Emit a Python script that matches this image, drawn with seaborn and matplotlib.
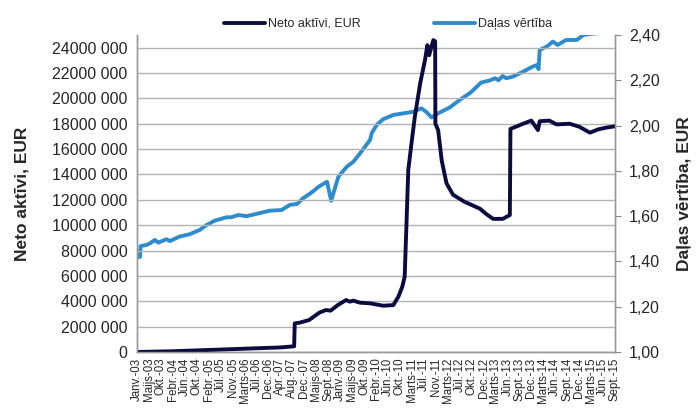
import matplotlib
matplotlib.use("Agg")
import matplotlib.pyplot as plt
from matplotlib.ticker import FuncFormatter, MultipleLocator
from matplotlib.lines import Line2D
import seaborn as sns
import pandas as pd

# x tick labels (category axis, one label per step)
tick_labels = ["Janv.-03", "Maijs-03", "Okt.-03", "Febr.-04", "Jūn.-04", "Okt.-04", "Febr.-05",
               "Jūl.-05", "Nov.-05", "Marts-06", "Jūl.-06", "Dec.-06", "Apr.-07", "Aug.-07",
               "Dec.-07", "Maijs-08", "Sept.-08", "Janv.-09", "Maijs-09", "Okt.-09", "Febr.-10",
               "Jūn.-10", "Okt.-10", "Marts-11", "Jūl.-11", "Nov.-11", "Marts-12", "Jūl.-12",
               "Okt.-12", "Dec.-12", "Marts-13", "Jūn.-13", "Sept.-13", "Dec.-13", "Marts-14",
               "Jūn.-14", "Sept.-14", "Dec.-14", "Marts-15", "Jūn.-15", "Sept.-15"]

# Neto aktīvi, EUR (position on category axis, value in EUR)
neto_pos = [0, 3, 6, 9, 12, 13.15, 13.2, 13.6, 14.4, 15.25, 15.8, 16.2, 16.8, 17.5, 17.8, 18.1,
            18.66, 19.5, 20.6, 21.45, 21.87, 22.2, 22.4, 22.55, 22.7, 22.97, 23.25, 23.7, 24.1,
            24.3, 24.45, 24.65, 24.8, 24.95, 24.97, 25.2, 25.5, 25.9, 26.45, 27.4, 28.7, 29.2,
            29.8, 30.6, 31.2, 31.25, 31.8, 32.3, 33.0, 33.55, 33.7, 34.5, 35.1, 36.2, 37.0,
            37.9, 38.6, 39.3, 40.0]
neto_val = [0, 60000, 160000, 260000, 360000, 450000, 2260000, 2310000, 2520000, 3100000,
            3310000, 3260000, 3700000, 4100000, 3970000, 4050000, 3890000, 3840000, 3650000,
            3700000, 4360000, 5150000, 5940000, 10100000, 14350000, 16460000, 18560000,
            21200000, 23030000, 24200000, 23400000, 24100000, 24600000, 24500000, 18000000,
            17500000, 15100000, 13300000, 12400000, 11850000, 11300000, 10900000, 10500000,
            10500000, 10800000, 17600000, 17800000, 18000000, 18250000, 17500000, 18200000,
            18250000, 17950000, 18000000, 17770000, 17300000, 17560000, 17700000, 17800000]

# Daļas vērtība (position on category axis, value in EUR)
dalas_pos = [0, 0.25, 0.3, 0.81, 1.08, 1.5, 1.78, 2.47, 2.75, 3.58, 4.4, 5.25, 5.8, 6.5, 7.5,
             7.9, 8.47, 9.17, 10.0, 11.1, 12.1, 12.8, 13.4, 13.9, 14.6, 15.2, 15.9, 16.25,
             16.85, 17.55, 18.1, 18.66, 19.5, 19.64, 20.06, 20.6, 21.45, 22.3, 23.1, 23.8,
             24.2, 24.65, 25.2, 26.2, 27.0, 27.9, 28.8, 29.5, 29.96, 30.25, 30.6, 30.9, 31.45,
             32.3, 33.1, 33.5, 33.6, 33.7, 34.3, 34.8, 35.2, 35.9, 36.8, 37.35, 38.0, 39.0, 40.0]
dalas_val = [1.421, 1.42, 1.468, 1.473, 1.48, 1.495, 1.483, 1.498, 1.49, 1.51, 1.52, 1.539,
             1.56, 1.58, 1.595, 1.595, 1.605, 1.60, 1.61, 1.624, 1.627, 1.65, 1.654, 1.679,
             1.704, 1.73, 1.752, 1.668, 1.774, 1.818, 1.84, 1.877, 1.936, 1.966, 2.003, 2.028,
             2.047, 2.054, 2.061, 2.076, 2.061, 2.036, 2.054, 2.081, 2.113, 2.145, 2.19, 2.199,
             2.209, 2.20, 2.219, 2.209, 2.216, 2.238, 2.26, 2.268, 2.249, 2.334, 2.349, 2.371,
             2.356, 2.378, 2.378, 2.40, 2.405, 2.41, 2.41]

neto_df = pd.DataFrame({"pos": neto_pos, "val": neto_val})
dalas_df = pd.DataFrame({"pos": dalas_pos, "val": dalas_val})

DARK = "#0b0b40"
BLUE = "#2e8bcc"
GRID = "#b3b3b3"
FONT = ["Liberation Sans", "DejaVu Sans"]

sns.set_theme(style="white")
plt.rcParams["font.family"] = FONT

fig = plt.figure(figsize=(6.98, 4.09), dpi=100)
ax = fig.add_axes([137 / 698, 1 - 352 / 409, (615 - 137) / 698, (352 - 35) / 409])
ax2 = ax.twinx()

# draw blue first on secondary axis, dark on primary on top
ax.set_zorder(ax2.get_zorder() + 1)
ax.patch.set_visible(False)

sns.lineplot(data=dalas_df, x="pos", y="val", ax=ax2, color=BLUE, lw=2.8, sort=False)
sns.lineplot(data=neto_df, x="pos", y="val", ax=ax, color=DARK, lw=2.8, sort=False)

ax.set_xlim(0, 40)
ax.set_ylim(0, 25000000)
ax2.set_ylim(1.0, 2.4)
ax.yaxis.set_major_locator(MultipleLocator(2000000))
ax2.yaxis.set_major_locator(MultipleLocator(0.2))

def left_fmt(v, p):
    v = int(round(v))
    if v == 0:
        return "0"
    return f"{v // 1000} {v % 1000:03d}"

ax.yaxis.set_major_formatter(FuncFormatter(left_fmt))
ax2.yaxis.set_major_formatter(FuncFormatter(lambda v, p: f"{v:.2f}".replace(".", ",")))

ax.set_xticks(range(len(tick_labels)))
ax.set_xticklabels(tick_labels, rotation=90, fontsize=8.3)
ax.tick_params(axis="x", length=3, width=0.8, color="#888888", pad=1)
ax.tick_params(axis="y", length=0, labelsize=11.5, pad=7)
ax2.tick_params(axis="y", length=4, width=0.8, color="#888888", labelsize=11.5, pad=6)

ax.grid(axis="y", color=GRID, lw=1)
ax.grid(axis="x", visible=False)
ax2.grid(False)

for a in (ax, ax2):
    for s in ["top"]:
        a.spines[s].set_visible(False)
    for s in ["left", "right", "bottom"]:
        a.spines[s].set_color("#999999")
        a.spines[s].set_linewidth(1)

ax.set_xlabel("")
ax.set_ylabel("Neto aktīvi, EUR", fontsize=12.5, fontweight="bold", labelpad=16)
ax2.set_ylabel("Daļas vērtība, EUR", fontsize=12.5, fontweight="bold", labelpad=12)

handles = [Line2D([], [], color=DARK, lw=2.8), Line2D([], [], color=BLUE, lw=2.8)]
fig.legend(handles, ["Neto aktīvi, EUR", "Daļas vērtība"], loc="center",
           bbox_to_anchor=(388 / 698, 1 - 24 / 409), ncol=2, frameon=False,
           fontsize=9, handlelength=3.3, handletextpad=0.25, columnspacing=5.8)

fig.savefig("out.png", dpi=100)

⁂

Goal:
Working from the listing above, pick out every line that has "matplotlib" and copy it.

Answer in full:
Emit a Python script that matches this image, drawn with seaborn and matplotlib.
import matplotlib
matplotlib.use("Agg")
import matplotlib.pyplot as plt
from matplotlib.ticker import FuncFormatter, MultipleLocator
from matplotlib.lines import Line2D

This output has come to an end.